> **THE EXERCISE**: Return the listing below exactly, with the pictures dropped.

> **DATASET EXCERPT**:
---

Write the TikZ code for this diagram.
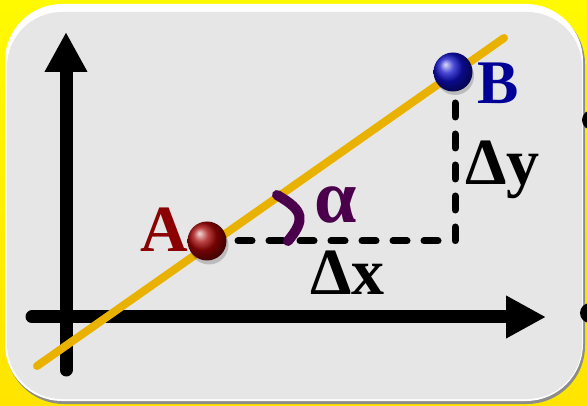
\documentclass[tikz,border=0pt]{standalone}
\usepackage{fontspec}
\setmainfont{Liberation Serif}
\usetikzlibrary{arrows.meta}
\definecolor{ytop}{RGB}{255,250,0}
\definecolor{ybot}{RGB}{255,228,0}
\definecolor{panel}{RGB}{230,230,230}
\definecolor{panelshadow}{RGB}{140,140,140}
\definecolor{lineorange}{RGB}{234,178,0}
\definecolor{angpurple}{RGB}{75,0,75}
\definecolor{adark}{RGB}{139,0,0}
\definecolor{bdark}{RGB}{0,0,150}
\definecolor{ballred}{RGB}{165,5,5}
\definecolor{ballblue}{RGB}{15,15,200}
\tikzset{
  axisline/.style={line width=13pt, line cap=round, -{Triangle[length=40pt 0 0,width=40pt 0 0]}},
  graphline/.style={lineorange, line width=8pt, line cap=round},
  dashline/.style={line width=7pt, line cap=round, line join=round, dash pattern=on 14pt off 17pt},
  anglemark/.style={angpurple, line width=10pt, line cap=round},
  pointball/.style={circle, minimum size=39pt, inner sep=0pt},
  biglabel/.style={anchor=base west, inner sep=0pt, font=\fontsize{66}{66}\selectfont\bfseries},
}
\begin{document}
\begin{tikzpicture}[x=1pt,y=-1pt]
\useasboundingbox (0,0) rectangle (587,406);
% background
\shade[top color=ytop, bottom color=ybot] (0,0) rectangle (587,406);
% panel
\fill[panelshadow, rounded corners=58pt] (6,6) rectangle (585,404);
\fill[white, rounded corners=57pt] (5,4) rectangle (583,401);
\fill[panel, rounded corners=55pt] (7,12) rectangle (582,399);
% side dots
\fill[black] (592,120) circle (10);
\fill[black] (590,313) circle (10);
% coordinates
\coordinate (yb) at (66,370);
\coordinate (yt) at (66,32);
\coordinate (xl) at (32,317);
\coordinate (xr) at (546,317);
\coordinate (l1) at (37,366);
\coordinate (l2) at (504,38);
\coordinate (a) at (207,241);
\coordinate (b) at (453,72);
\coordinate (c) at (455,241);
\coordinate (cb) at (455,72);
\coordinate (m1) at (277,195);
\coordinate (m2) at (288,241);
% axes
\draw[axisline] (yb) -- (yt);
\draw[axisline] (xl) -- (xr);
% dashed legs
\draw[dashline] (a) -- (c) -- (cb);
% graph line
\draw[graphline] (l1) -- (l2);
% angle mark
\draw[anglemark] (m1) .. controls (305,211) and (305,220) .. (m2);
% points
\fill[black, opacity=0.18] (209,245) circle (19.5);
\fill[black, opacity=0.18] (455,76) circle (19);
\node[pointball, ball color=ballred] (A) at (a) {};
\node[pointball, ball color=ballblue] (B) at (b) {};
% labels
\node[biglabel, adark] (la) at (140,252) {A};
\node[biglabel, bdark, font=\fontsize{62}{62}\selectfont\bfseries] (lb) at (477,104) {B};
\node[biglabel] (ldy) at (465,185) {Δy};
\node[biglabel] (ldx) at (310,295) {Δx};
\node[anchor=base west, inner sep=0pt, angpurple, font=\fontsize{76}{76}\selectfont\bfseries] (lal) at (314,223) {α};
\end{tikzpicture}
\end{document}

---

> **RESULT FOR THIS TASK**:
Write the TikZ code for this diagram.
\documentclass[tikz,border=0pt]{standalone}
\usepackage{fontspec}
\setmainfont{Liberation Serif}
\usetikzlibrary{arrows.meta}
\definecolor{ytop}{RGB}{255,250,0}
\definecolor{ybot}{RGB}{255,228,0}
\definecolor{panel}{RGB}{230,230,230}
\definecolor{panelshadow}{RGB}{140,140,140}
\definecolor{lineorange}{RGB}{234,178,0}
\definecolor{angpurple}{RGB}{75,0,75}
\definecolor{adark}{RGB}{139,0,0}
\definecolor{bdark}{RGB}{0,0,150}
\definecolor{ballred}{RGB}{165,5,5}
\definecolor{ballblue}{RGB}{15,15,200}
\tikzset{
  axisline/.style={line width=13pt, line cap=round, -{Triangle[length=40pt 0 0,width=40pt 0 0]}},
  graphline/.style={lineorange, line width=8pt, line cap=round},
  dashline/.style={line width=7pt, line cap=round, line join=round, dash pattern=on 14pt off 17pt},
  anglemark/.style={angpurple, line width=10pt, line cap=round},
  pointball/.style={circle, minimum size=39pt, inner sep=0pt},
  biglabel/.style={anchor=base west, inner sep=0pt, font=\fontsize{66}{66}\selectfont\bfseries},
}
\begin{document}
\begin{tikzpicture}[x=1pt,y=-1pt]
\useasboundingbox (0,0) rectangle (587,406);
% background
\shade[top color=ytop, bottom color=ybot] (0,0) rectangle (587,406);
% panel
\fill[panelshadow, rounded corners=58pt] (6,6) rectangle (585,404);
\fill[white, rounded corners=57pt] (5,4) rectangle (583,401);
\fill[panel, rounded corners=55pt] (7,12) rectangle (582,399);
% side dots
\fill[black] (592,120) circle (10);
\fill[black] (590,313) circle (10);
% coordinates
\coordinate (yb) at (66,370);
\coordinate (yt) at (66,32);
\coordinate (xl) at (32,317);
\coordinate (xr) at (546,317);
\coordinate (l1) at (37,366);
\coordinate (l2) at (504,38);
\coordinate (a) at (207,241);
\coordinate (b) at (453,72);
\coordinate (c) at (455,241);
\coordinate (cb) at (455,72);
\coordinate (m1) at (277,195);
\coordinate (m2) at (288,241);
% axes
\draw[axisline] (yb) -- (yt);
\draw[axisline] (xl) -- (xr);
% dashed legs
\draw[dashline] (a) -- (c) -- (cb);
% graph line
\draw[graphline] (l1) -- (l2);
% angle mark
\draw[anglemark] (m1) .. controls (305,211) and (305,220) .. (m2);
% points
\fill[black, opacity=0.18] (209,245) circle (19.5);
\fill[black, opacity=0.18] (455,76) circle (19);
\node[pointball, ball color=ballred] (A) at (a) {};
\node[pointball, ball color=ballblue] (B) at (b) {};
% labels
\node[biglabel, adark] (la) at (140,252) {A};
\node[biglabel, bdark, font=\fontsize{62}{62}\selectfont\bfseries] (lb) at (477,104) {B};
\node[biglabel] (ldy) at (465,185) {Δy};
\node[biglabel] (ldx) at (310,295) {Δx};
\node[anchor=base west, inner sep=0pt, angpurple, font=\fontsize{76}{76}\selectfont\bfseries] (lal) at (314,223) {α};
\end{tikzpicture}
\end{document}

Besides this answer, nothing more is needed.